The barge, formerly the Vancouver Yacht Club, was found adrift in the Columbia the night before, and the Coast Guard ordered it tied to the dock at Gleason. With the barge a derelict vessel, the public, essentially, was responsible for its removal.
The barge cost about $80,000 to clean up, with some of that money recovered from the state's derelict vessel clean-up fund.
9. State regulators approve UGB expansion
When Metro planning staff suggested changes to the way the region reviews urban growth boundary expansions, they did so in hopes of making the process easier to understand and more legally practical.
But state regulators, the Land Conservation and Development Commission, struggled with the new method, spending three days last summer reviewing the UGB expansion's legality.
The thorough review came after the commission's staff at the Oregon Department of Land Conservation and Development recommended the commission reject the expansion.
But commissioners gave the expansion their blessing, voting unanimously on June 14 to OK the 1,985-acre expansion to the boundary.
What's next
The expansion now faces review from the Oregon Court of Appeals.
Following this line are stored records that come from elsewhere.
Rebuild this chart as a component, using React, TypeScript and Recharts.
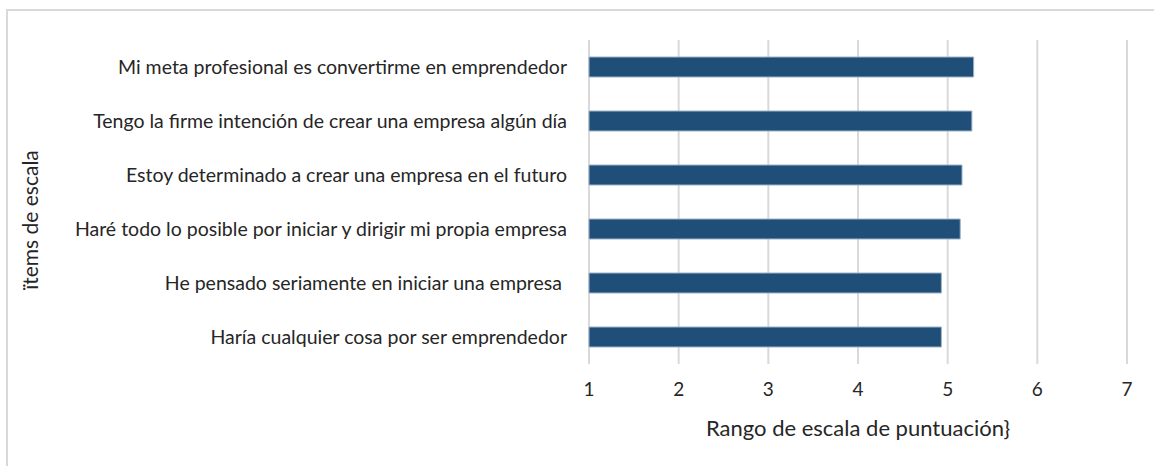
import { Bar, BarChart, CartesianGrid, XAxis, YAxis } from "recharts";

const items = [
  "Mi meta profesional es convertirme en emprendedor",
  "Tengo la firme  intención de crear una empresa algún día",
  "Estoy determinado a crear una empresa en  el futuro",
  "Haré todo lo posible por iniciar y dirigir mi propia empresa",
  "He pensado seriamente en iniciar una empresa ",
  "Haría cualquier cosa por ser emprendedor",
];
const scores = [5.29, 5.27, 5.16, 5.14, 4.93, 4.93];
const scaleTicks = [1, 2, 3, 4, 5, 6, 7];

const FONT = "Lato, 'Liberation Sans', sans-serif";
const TEXT = "#262626";

const data = items.map((item, i) => ({ item, score: scores[i] }));

export default function App() {
  return (
    <div style={{ position: "absolute", left: 0, top: 0, width: 1154, height: 466, background: "#fff", fontFamily: FONT }}>
      <div
        style={{
          position: "absolute",
          left: 6,
          top: 9,
          right: 0,
          bottom: 0,
          borderLeft: "2px solid #d9d9d9",
          borderTop: "2px solid #d9d9d9",
        }}
      />
      <BarChart
        width={1154}
        height={466}
        layout="vertical"
        data={data}
        margin={{ top: 40, right: 27, bottom: 22, left: 29 }}
        style={{ position: "absolute", left: 0, top: 0 }}
      >
        <CartesianGrid horizontal={false} stroke="#d9d9d9" strokeWidth={2} verticalValues={scaleTicks} />
        <XAxis
          type="number"
          domain={[1, 7]}
          ticks={scaleTicks}
          axisLine={false}
          tickLine={false}
          tickMargin={13}
          tick={{ fill: TEXT, fontSize: 19, fontFamily: FONT }}
          height={80}
          label={{ value: "Rango de escala de puntuación}", position: "insideBottom", offset: 8, fill: TEXT, fontSize: 22, fontFamily: FONT }}
        />
        <YAxis
          type="category"
          dataKey="item"
          width={560}
          axisLine={false}
          tickLine={false}
          tickSize={0}
          tickMargin={22}
          interval={0}
          tick={{ fill: TEXT, fontSize: 19.5, fontFamily: FONT, style: { whiteSpace: "pre" } }}
          label={{ value: "ïtems de escala", angle: -90, position: "insideLeft", offset: 2, dy: 18, fill: TEXT, fontSize: 21, fontFamily: FONT, style: { textAnchor: "middle" } }}
        />
        <Bar dataKey="score" fill="#1f4e79" stroke="#9fb3c8" strokeWidth={1} barSize={20} isAnimationActive={false} />
      </BarChart>
    </div>
  );
}
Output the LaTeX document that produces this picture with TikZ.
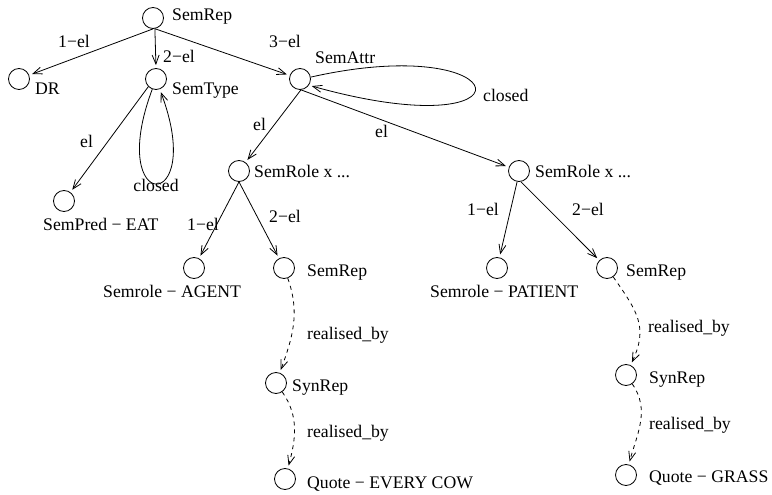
\documentclass[tikz,border=0pt]{standalone}
\usepackage{fontspec}
\setmainfont{Liberation Serif}
\usepackage{tikz}
\usetikzlibrary{arrows.meta}
\newcommand{\lbfont}{\fontsize{17.7bp}{20bp}\selectfont}

\begin{document}
\begin{tikzpicture}[x=1bp, y=1bp,
  state/.style={circle, draw, minimum size=21bp, inner sep=0pt, line width=0.8bp},
  lbl/.style={font=\lbfont, inner sep=0pt, anchor=base west},
  arr/.style={-{Straight Barb[length=9bp,width=7bp]}, line width=0.8bp, shorten >=3bp},
  dasharr/.style={arr, dash pattern=on 4bp off 4bp}]
  \useasboundingbox (0,0) rectangle (772,-495);
  % circles
  \node[state] (semrep) at (153,-18) {};
  \node[state] (dr) at (19,-79) {};
  \node[state] (semtype) at (156,-79) {};
  \node[state] (semattr) at (300,-79) {};
  \node[state] (sempred) at (64,-201) {};
  \node[state] (roleA) at (239,-171) {};
  \node[state] (roleB) at (519,-171) {};
  \node[state] (agent) at (194,-268) {};
  \node[state] (semrepA) at (284,-268) {};
  \node[state] (patient) at (497,-268) {};
  \node[state] (semrepB) at (607,-268) {};
  \node[state] (synrepA) at (276,-383) {};
  \node[state] (quoteA) at (285,-479) {};
  \node[state] (synrepB) at (626,-375) {};
  \node[state] (quoteB) at (626,-475) {};
  % names
  \node[lbl] (t-semrep) at (172,-21) {SemRep};
  \node[lbl] (t-dr) at (35,-95) {DR};
  \node[lbl] (t-semtype) at (172,-95) {SemType};
  \node[lbl] (t-semattr) at (315,-64) {SemAttr};
  \node[lbl] (t-sempred) at (43,-231) {SemPred − EAT};
  \node[lbl] (t-roleA) at (254,-178) {SemRole x ...};
  \node[lbl] (t-roleB) at (535,-178) {SemRole x ...};
  \node[lbl] (t-agent) at (103,-298) {Semrole − AGENT};
  \node[lbl] (t-semrepA) at (307,-277) {SemRep};
  \node[lbl] (t-patient) at (430,-298) {Semrole − PATIENT};
  \node[lbl] (t-semrepB) at (626,-277) {SemRep};
  \node[lbl] (t-synrepA) at (292,-391) {SynRep};
  \node[lbl] (t-quoteA) at (307,-488) {Quote − EVERY COW};
  \node[lbl] (t-synrepB) at (649,-383) {SynRep};
  \node[lbl] (t-quoteB) at (649,-482) {Quote − GRASS};
  % edges
  \draw[arr] (semrep.south) -- (dr);
  \draw[arr] (semrep.-80) -- (semtype.north);
  \draw[arr] (semrep.-80) -- (semattr);
  \draw[arr] (semtype.225) -- (sempred);
  \draw[arr] (semtype.250) .. controls (105,-215) and (207,-215) .. (semtype.290);
  \draw[arr] (semattr.10) .. controls (520,-30) and (540,-150) .. (semattr.-35);
  \draw[arr] (semattr.-85) -- (roleA);
  \draw[arr] (semattr.-85) -- (roleB);
  \draw[arr] (roleA.south) -- (agent);
  \draw[arr] (roleA.south) -- (semrepA);
  \draw[arr] (roleB.-100) -- (patient);
  \draw[arr] (roleB.-80) -- (semrepB);
  \draw[dasharr] (semrepA) to[out=-70, in=70] (synrepA);
  \draw[dasharr] (synrepA) to[out=-55, in=75] (quoteA);
  \draw[dasharr] (semrepB) to[out=-55, in=65, looseness=1.2] (synrepB);
  \draw[dasharr] (synrepB) to[out=-55, in=75] (quoteB);
  % edge labels
  \node[lbl] (e-1el) at (58,-48) {1−el};
  \node[lbl] (e-2el) at (163,-63) {2−el};
  \node[lbl] (e-3el) at (269,-48) {3−el};
  \node[lbl] (e-elpred) at (80,-148) {el};
  \node[lbl, anchor=base] (e-closed1) at (156,-192) {closed};
  \node[lbl] (e-closed2) at (483,-102) {closed};
  \node[lbl] (e-elA) at (253,-131) {el};
  \node[lbl] (e-elB) at (375,-138) {el};
  \node[lbl] (e-1elA) at (187,-231) {1−el};
  \node[lbl] (e-2elA) at (269,-223) {2−el};
  \node[lbl] (e-1elB) at (467,-216) {1−el};
  \node[lbl] (e-2elB) at (572,-216) {2−el};
  \node[lbl] (e-realA1) at (307,-339) {realised\_by};
  \node[lbl] (e-realA2) at (307,-437) {realised\_by};
  \node[lbl] (e-realB1) at (648,-332) {realised\_by};
  \node[lbl] (e-realB2) at (649,-429) {realised\_by};
\end{tikzpicture}
\end{document}
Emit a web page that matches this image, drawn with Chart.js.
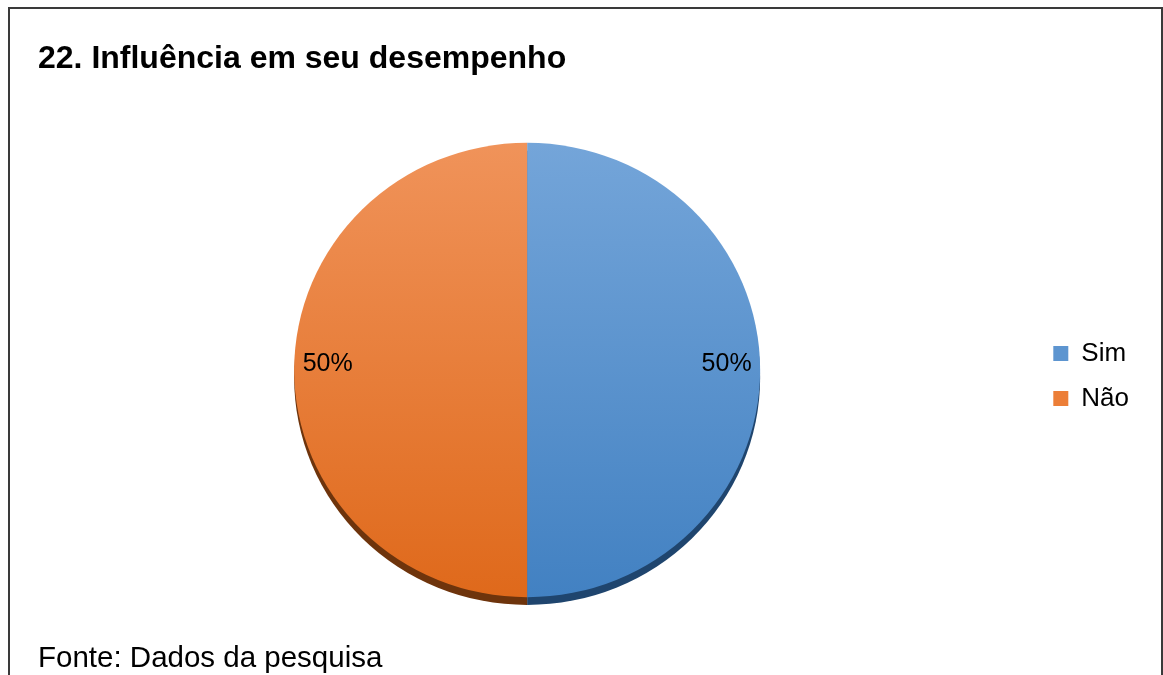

Meanwhile, the Metro Council will begin its next urban growth boundary review in 2014.
10. Still looking at Blue Heron
Our No. 5 story from 2011 comes in at the tail end of the list for 2012, as Metro continues to review whether to support a purchase of the area just south of Willamette Falls as a potential natural area.
The former Blue Heron Paper Mill site is part of a bankruptcy auction, and Metro has been working with the state, Oregon City and Clackamas County to decide whether to buy the site. That plan nearly came apart in February, when a company called Humboldt Bay Energy expressed interest in buying the site. But that company later pulled back its interest in the site.
Metro's preliminary environmental review didn't turn up anything to deter the regional government from continuing its look at the site.
What's next
Some concept planning for the site could occur, but it's unknown whether the Metro Council would vote on acquiring the site in 2013.